The moment of reckoning for Nawaz Sharif has come. The three judges of the Supreme Court bench have digested all the arguments and will now decide whether Nawaz Sharif is “sadiq and amin” for speaking the truth or lying about the sources of his wealth. If the bench believes he has lied, he will be disqualified from being a member of parliament and holding the office of prime minister. Moreover, the bench will decide whether the case merits being sent to an accountability court for further investigation and criminal prosecution of one or more members of the Sharif family, including Mr Sharif.
The Sharifs’ lawyers have punched holes in the JIT’s credentials and conclusions. But the bench has shrugged away the charge by saying it is not, in any case, bound by the JIT’s findings. Instead, the judges aver that the Sharifs haven’t answered relevant questions about the source of wealth that led to the purchase of the London flats many years after they were in possession of the property. The Sharifs’ lawyers ask how can Nawaz Sharif explain the money trail of a property he does not own in the first place. The opposition counters if that be the case why did Nawaz Sharif stand on the floor of Parliament and declare that he would answer all questions and provide all documents relating to the wealth of the Sharif family? Forget everything else, say the judges in frustration, just show us how the flats were legitimately bought and we will wrap up the case. The Sharifs argue that if the JIT had asked the Qatari prince to confirm his involvement in the matter as the primary source of funds for the flats, this question would have been answered satisfactorily. Why the JIT didn’t question the Qatari prince – who expressed a readiness to be examined — remains a mystery, and one that weakens the legal case against the Sharifs.
The case is both simple and complex. It is simple in the sense that if at least two of three judges on the bench hold the prime minister guilty of lying, then it is curtains for him. It is complicated in the sense that if two of the three judges hold him innocent and one holds him guilty, how will this bear on the status of the judgment, since two out of five judges of the original bench had already declared him guilty? Unfortunately, the judges have not clarified whether a majority of three will decide Mr Sharif’s fate or a majority of five.

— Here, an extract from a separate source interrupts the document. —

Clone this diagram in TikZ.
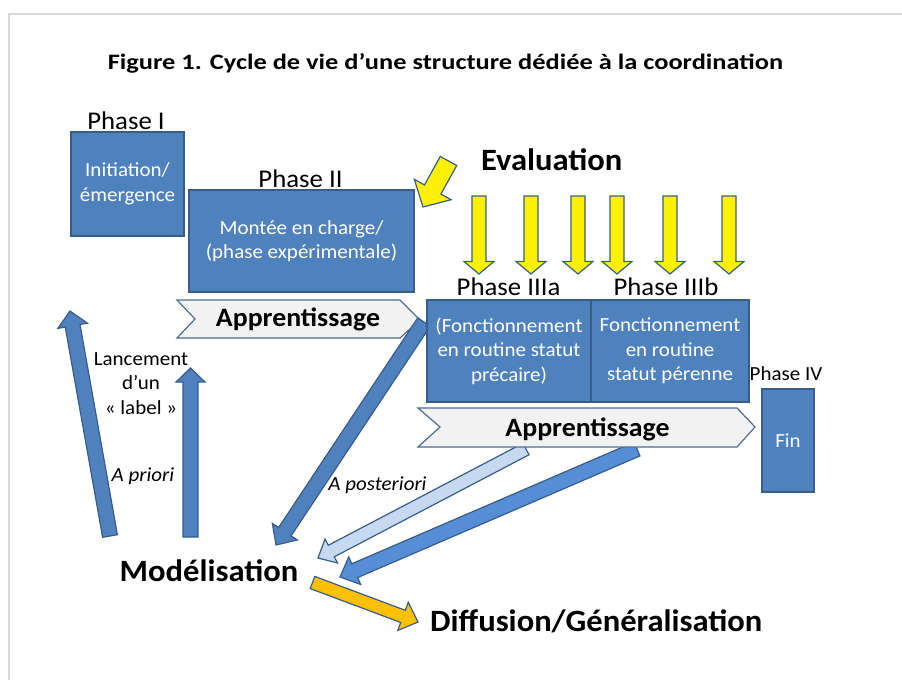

There are other issues to address. If the SC is not a trial court, as per the constitution, how can it hold a trial of Mr Sharif or any member of the Sharif family for corruption? By this argument, if the SC thinks that there is, prima facie, a criminal case to be made out against one or more of the Sharifs, it must refer the matter of a proper trial to an accountability court. But on the other side of the coin is the fact that two out of five judges of the original bench have already declared Mr Sharif to be not “sadiq and amin” on the yardstick of Article 62/63 of the constitution and disqualified him from being a member of parliament. An additional complication has arisen because there is both a disqualification precedence – MNAs were disqualified directly by the SC because they could not verify the authenticity of their BA degrees – as well as a strong judgment by Justice Asif Khosa, one of the two judges who have disqualified Mr Sharif on the basis of 62/63, against clutching at Article 62/63 for disqualifying members of parliament because that will open a Pandora’s box of arbitrariness and uncertainty. Confusion and contradiction is further compounded by certain written and oral remarks of some judges that point to preconceived notions and prejudices against powerful and wealthy men (like Mr Sharif).
Parallel to the trail of Mr Nawaz Sharif in the SC, there is a case against Imran Khan in the SC that mirrors much the same sort of issues. The SC is asking him to show the money trail of his London flat, of his Bani Gala property and of his party funds from foreign sources. The problem is that Mr Khan is having as much difficulty convincing the judges investigating him as Mr Sharif. If the two groups of judges trying them base their judgments on two different sets of laws and legal precedents, then all hell will break loose. But if they concur, then the likelihood is that both Mr Khan and Mr Sharif will meet with the same “innocent” or “guilty” fate.
It would be good for the country if the coming judgments do not deepen the political crisis. But if they do, it will reinforce the old wisdom that judges may wade into raging political matters only at peril to the rule of law and constitution, to the institution of the judiciary and to their own personal selves.